** BEGIN Information provided **

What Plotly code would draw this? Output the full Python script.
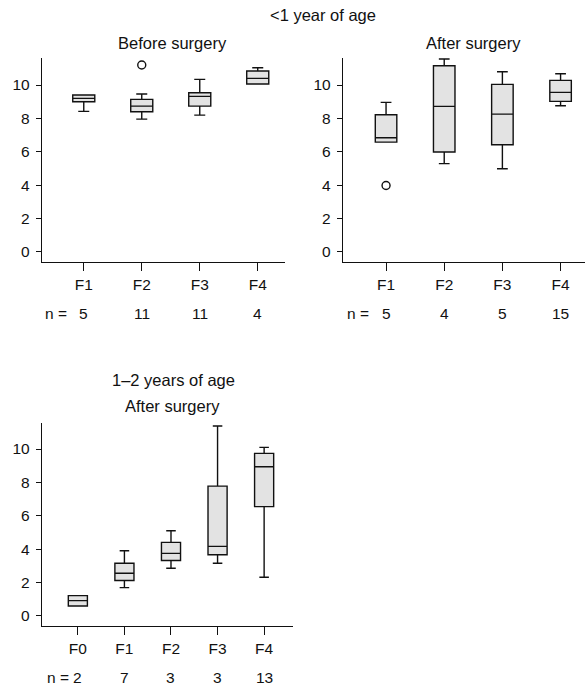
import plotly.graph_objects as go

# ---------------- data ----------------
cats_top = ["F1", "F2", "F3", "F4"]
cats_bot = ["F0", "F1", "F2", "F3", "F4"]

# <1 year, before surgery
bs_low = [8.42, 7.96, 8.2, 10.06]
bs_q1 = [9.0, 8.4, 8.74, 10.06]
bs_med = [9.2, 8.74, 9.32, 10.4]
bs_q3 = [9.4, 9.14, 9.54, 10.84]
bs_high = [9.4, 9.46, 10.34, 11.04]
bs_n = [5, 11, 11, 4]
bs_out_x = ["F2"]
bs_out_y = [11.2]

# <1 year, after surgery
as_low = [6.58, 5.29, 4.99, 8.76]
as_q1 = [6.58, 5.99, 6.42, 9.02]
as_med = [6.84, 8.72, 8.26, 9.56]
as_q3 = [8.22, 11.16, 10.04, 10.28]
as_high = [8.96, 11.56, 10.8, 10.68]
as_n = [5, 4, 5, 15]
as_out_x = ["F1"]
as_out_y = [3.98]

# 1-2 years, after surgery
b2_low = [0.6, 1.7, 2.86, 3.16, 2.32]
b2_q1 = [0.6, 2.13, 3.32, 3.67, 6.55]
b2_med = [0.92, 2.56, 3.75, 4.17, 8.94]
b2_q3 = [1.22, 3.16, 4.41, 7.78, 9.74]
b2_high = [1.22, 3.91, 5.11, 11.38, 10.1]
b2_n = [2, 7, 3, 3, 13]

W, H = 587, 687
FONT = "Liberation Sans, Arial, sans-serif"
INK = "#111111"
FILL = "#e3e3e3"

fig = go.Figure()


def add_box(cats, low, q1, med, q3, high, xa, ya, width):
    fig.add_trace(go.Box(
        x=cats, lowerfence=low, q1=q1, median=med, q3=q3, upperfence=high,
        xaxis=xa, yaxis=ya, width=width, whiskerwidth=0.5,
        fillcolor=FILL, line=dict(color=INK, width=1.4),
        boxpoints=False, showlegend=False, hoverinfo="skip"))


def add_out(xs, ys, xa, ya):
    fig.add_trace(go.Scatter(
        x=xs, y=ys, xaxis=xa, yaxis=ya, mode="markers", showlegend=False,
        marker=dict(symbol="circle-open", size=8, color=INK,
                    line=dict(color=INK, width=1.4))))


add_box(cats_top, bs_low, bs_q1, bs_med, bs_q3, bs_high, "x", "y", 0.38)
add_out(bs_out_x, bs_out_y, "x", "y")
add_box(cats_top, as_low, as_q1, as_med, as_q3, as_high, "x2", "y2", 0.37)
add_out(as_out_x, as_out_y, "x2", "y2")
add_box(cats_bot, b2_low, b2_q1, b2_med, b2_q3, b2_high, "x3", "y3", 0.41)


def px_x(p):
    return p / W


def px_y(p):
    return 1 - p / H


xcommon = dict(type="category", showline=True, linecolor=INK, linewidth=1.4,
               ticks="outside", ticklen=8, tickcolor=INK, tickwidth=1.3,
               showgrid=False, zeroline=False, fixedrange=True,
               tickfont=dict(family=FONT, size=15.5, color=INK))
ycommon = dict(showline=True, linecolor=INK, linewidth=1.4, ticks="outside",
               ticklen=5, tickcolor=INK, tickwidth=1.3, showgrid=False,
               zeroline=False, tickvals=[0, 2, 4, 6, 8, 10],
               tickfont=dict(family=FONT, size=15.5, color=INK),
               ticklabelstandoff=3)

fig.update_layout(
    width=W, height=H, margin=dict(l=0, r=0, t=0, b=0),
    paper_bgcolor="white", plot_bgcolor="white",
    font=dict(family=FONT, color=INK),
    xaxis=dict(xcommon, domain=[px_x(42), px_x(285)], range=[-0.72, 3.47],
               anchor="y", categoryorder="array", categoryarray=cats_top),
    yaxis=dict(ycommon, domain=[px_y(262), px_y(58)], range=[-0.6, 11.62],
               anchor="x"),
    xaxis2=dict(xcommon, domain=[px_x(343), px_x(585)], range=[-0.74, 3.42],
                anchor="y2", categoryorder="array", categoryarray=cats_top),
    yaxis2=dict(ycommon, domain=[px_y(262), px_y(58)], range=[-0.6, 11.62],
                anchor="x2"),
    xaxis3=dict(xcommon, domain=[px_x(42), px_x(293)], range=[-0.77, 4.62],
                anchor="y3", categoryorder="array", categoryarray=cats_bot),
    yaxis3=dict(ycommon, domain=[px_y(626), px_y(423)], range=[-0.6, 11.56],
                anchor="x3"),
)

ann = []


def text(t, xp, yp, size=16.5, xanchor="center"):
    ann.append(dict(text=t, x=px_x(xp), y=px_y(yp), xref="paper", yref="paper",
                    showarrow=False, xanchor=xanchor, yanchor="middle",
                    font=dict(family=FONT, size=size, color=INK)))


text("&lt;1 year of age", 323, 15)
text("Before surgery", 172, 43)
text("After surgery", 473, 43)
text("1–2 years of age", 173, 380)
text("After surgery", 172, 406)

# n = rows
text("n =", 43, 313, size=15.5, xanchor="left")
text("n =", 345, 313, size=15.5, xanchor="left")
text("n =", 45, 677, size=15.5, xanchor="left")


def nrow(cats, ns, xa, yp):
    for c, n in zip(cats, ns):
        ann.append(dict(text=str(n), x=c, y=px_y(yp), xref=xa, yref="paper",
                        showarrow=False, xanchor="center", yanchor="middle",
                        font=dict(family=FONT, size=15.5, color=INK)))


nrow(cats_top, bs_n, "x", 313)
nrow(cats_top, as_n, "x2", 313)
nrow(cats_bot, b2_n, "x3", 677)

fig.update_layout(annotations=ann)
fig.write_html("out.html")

** END Information provided **

Directions for this task
Everything from the first line to the line with "return 1 - p / H" must be repeated exactly, and nothing else. Leave the pictures out.

Response
What Plotly code would draw this? Output the full Python script.
import plotly.graph_objects as go

# ---------------- data ----------------
cats_top = ["F1", "F2", "F3", "F4"]
cats_bot = ["F0", "F1", "F2", "F3", "F4"]

# <1 year, before surgery
bs_low = [8.42, 7.96, 8.2, 10.06]
bs_q1 = [9.0, 8.4, 8.74, 10.06]
bs_med = [9.2, 8.74, 9.32, 10.4]
bs_q3 = [9.4, 9.14, 9.54, 10.84]
bs_high = [9.4, 9.46, 10.34, 11.04]
bs_n = [5, 11, 11, 4]
bs_out_x = ["F2"]
bs_out_y = [11.2]

# <1 year, after surgery
as_low = [6.58, 5.29, 4.99, 8.76]
as_q1 = [6.58, 5.99, 6.42, 9.02]
as_med = [6.84, 8.72, 8.26, 9.56]
as_q3 = [8.22, 11.16, 10.04, 10.28]
as_high = [8.96, 11.56, 10.8, 10.68]
as_n = [5, 4, 5, 15]
as_out_x = ["F1"]
as_out_y = [3.98]

# 1-2 years, after surgery
b2_low = [0.6, 1.7, 2.86, 3.16, 2.32]
b2_q1 = [0.6, 2.13, 3.32, 3.67, 6.55]
b2_med = [0.92, 2.56, 3.75, 4.17, 8.94]
b2_q3 = [1.22, 3.16, 4.41, 7.78, 9.74]
b2_high = [1.22, 3.91, 5.11, 11.38, 10.1]
b2_n = [2, 7, 3, 3, 13]

W, H = 587, 687
FONT = "Liberation Sans, Arial, sans-serif"
INK = "#111111"
FILL = "#e3e3e3"

fig = go.Figure()


def add_box(cats, low, q1, med, q3, high, xa, ya, width):
    fig.add_trace(go.Box(
        x=cats, lowerfence=low, q1=q1, median=med, q3=q3, upperfence=high,
        xaxis=xa, yaxis=ya, width=width, whiskerwidth=0.5,
        fillcolor=FILL, line=dict(color=INK, width=1.4),
        boxpoints=False, showlegend=False, hoverinfo="skip"))


def add_out(xs, ys, xa, ya):
    fig.add_trace(go.Scatter(
        x=xs, y=ys, xaxis=xa, yaxis=ya, mode="markers", showlegend=False,
        marker=dict(symbol="circle-open", size=8, color=INK,
                    line=dict(color=INK, width=1.4))))


add_box(cats_top, bs_low, bs_q1, bs_med, bs_q3, bs_high, "x", "y", 0.38)
add_out(bs_out_x, bs_out_y, "x", "y")
add_box(cats_top, as_low, as_q1, as_med, as_q3, as_high, "x2", "y2", 0.37)
add_out(as_out_x, as_out_y, "x2", "y2")
add_box(cats_bot, b2_low, b2_q1, b2_med, b2_q3, b2_high, "x3", "y3", 0.41)


def px_x(p):
    return p / W


def px_y(p):
    return 1 - p / H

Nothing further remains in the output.